If you believe MacFarlane, and others who think like him, sex is a sort of competition between men and women. Whenever women engage sexually with men–for instance, by appearing topless in a movie that is viewed by men–the man “wins” and the woman “loses.” In the video, the women whose boobs MacFarlane says he saw are portrayed as shocked or embarrassed, whereas Jennifer Lawrence, whose boobs MacFarlane notes that we have not seen, is shown to be celebrating.

Yep. It was intended to be a “gotcha,” and pointing out that an actress was topless in a movie is not a “gotcha.” She is not gotten. Generally speaking, or when her nudity appears as part of a scenario in which her character was sexually assaulted, as in many of the examples the song uses. Making fun of or generally thinking less of actresses who have appeared nude in movies is a variation on plain ol’ slut-shaming, and slut-shaming is– wait for it– sexist.

At least one person found the humor in MacFarlane’s opening skit: Best Actress in a Leading Role winner Jennifer Lawrence, 22. “I loved the boob song,” the Silver Linings Playbook star told reporters after her big win. “I thought [Seth MacFarlane] was great!

Of course you did. Get back to us once you have done a nude scene, and your name becomes part of the song along with Scarlett Johansson, who didn’t do any nude scenes but ended up mentioned anyway because of some cell phone photos that were leaked.

“But it was a joke!”  Oh, come on.

“But he was the butt of the joke…it was intended to mock juvenile guys who think that way about topless actress!” Oh really? Then why aren’t men the ones complaining, perceiving themselves as the target? Right, because they’re not. The joke was presented as being an example of crassness, but the audience is invited to join in in being crass, not look down on it.

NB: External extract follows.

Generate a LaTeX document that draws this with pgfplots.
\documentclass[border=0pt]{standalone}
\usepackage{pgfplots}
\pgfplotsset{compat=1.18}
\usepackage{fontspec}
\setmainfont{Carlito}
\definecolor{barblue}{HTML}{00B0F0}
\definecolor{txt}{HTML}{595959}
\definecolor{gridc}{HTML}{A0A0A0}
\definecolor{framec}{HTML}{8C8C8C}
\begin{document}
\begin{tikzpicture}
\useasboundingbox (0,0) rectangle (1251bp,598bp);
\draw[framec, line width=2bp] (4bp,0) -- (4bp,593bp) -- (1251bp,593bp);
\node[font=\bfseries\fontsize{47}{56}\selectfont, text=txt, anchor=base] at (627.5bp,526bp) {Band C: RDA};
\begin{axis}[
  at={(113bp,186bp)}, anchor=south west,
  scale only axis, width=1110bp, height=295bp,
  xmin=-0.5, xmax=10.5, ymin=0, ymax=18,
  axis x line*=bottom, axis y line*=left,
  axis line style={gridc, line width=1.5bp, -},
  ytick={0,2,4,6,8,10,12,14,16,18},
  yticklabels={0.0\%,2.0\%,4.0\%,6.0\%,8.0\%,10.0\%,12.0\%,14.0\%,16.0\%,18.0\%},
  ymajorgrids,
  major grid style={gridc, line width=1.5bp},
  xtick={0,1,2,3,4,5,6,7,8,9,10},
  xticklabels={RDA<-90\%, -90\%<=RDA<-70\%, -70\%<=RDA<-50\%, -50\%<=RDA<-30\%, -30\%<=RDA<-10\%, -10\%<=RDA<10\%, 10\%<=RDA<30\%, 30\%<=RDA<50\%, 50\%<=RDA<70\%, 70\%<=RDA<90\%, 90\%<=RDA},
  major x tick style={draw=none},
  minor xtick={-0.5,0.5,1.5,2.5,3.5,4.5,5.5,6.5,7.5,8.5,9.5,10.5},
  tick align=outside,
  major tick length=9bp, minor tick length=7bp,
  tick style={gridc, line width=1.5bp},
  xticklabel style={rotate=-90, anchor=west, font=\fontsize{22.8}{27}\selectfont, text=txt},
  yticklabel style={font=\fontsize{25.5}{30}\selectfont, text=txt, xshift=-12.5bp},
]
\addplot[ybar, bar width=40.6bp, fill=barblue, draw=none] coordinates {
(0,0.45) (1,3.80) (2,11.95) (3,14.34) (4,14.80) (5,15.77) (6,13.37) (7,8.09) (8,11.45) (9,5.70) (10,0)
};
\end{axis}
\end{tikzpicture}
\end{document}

Adam Wilson’s take is awesome:

Isn’t it time for American men to start playing it cool? I’m not just talking about beach behavior. Playing it cool extends to all realms of human interaction. Not attracted to Lena Dunham? Why write an aggressive blog post complaining about her offensively imperfect body, and how it’s unfair that it’s always Lena that gets naked and not Alison Williams, when you could simply play it cool. There’s a reason Alison Williams never takes her top off, and it’s not just because she’s secretly a robot like her dad. Alison’s seen your blog posts; she doesn’t want that kind of scrutiny on her body. Actresses are human beings. The things we say about them on the Internet does affect them. Think of Emilia Clarke, who plays Daenerys Targaryen in HBO’s Game of Thrones. Clarke spent almost the entirety of the first season topless, frolicking in bathtubs and at brothels. But after hundreds of Tumblr users began to chronicle the movements of Clarke’s breasts with the appetite of amateur meteorologists, Clarke decided to keep her clothes on in season two. There’s a reason why the sexual revolution didn’t work out in America—it was too much for American men to handle. Embarrassed by their adolescent astonishment, they tried to stay in control by treating sexually enlightened women like lepers. And whenever it seems that forward progress is being made on this front, some Seth MacFarlane arrives, childishly pointing, and chanting “boobies.” Shut up Seth, you’re ruining it for the rest of us.

Indeed.

Kevin Gisi created a music video called We Saw Your Junk, which is fun but not exactly consolation. 

*No, I’m certainly not going to deny that it’s easy to make bigoted jokes. Stereotypes are prime joke fodder, because everybody is at least familiar with them and most people employ them. That doesn’t mean that relying on them is anything but lazy, or that there’s literally nothing else to joke about.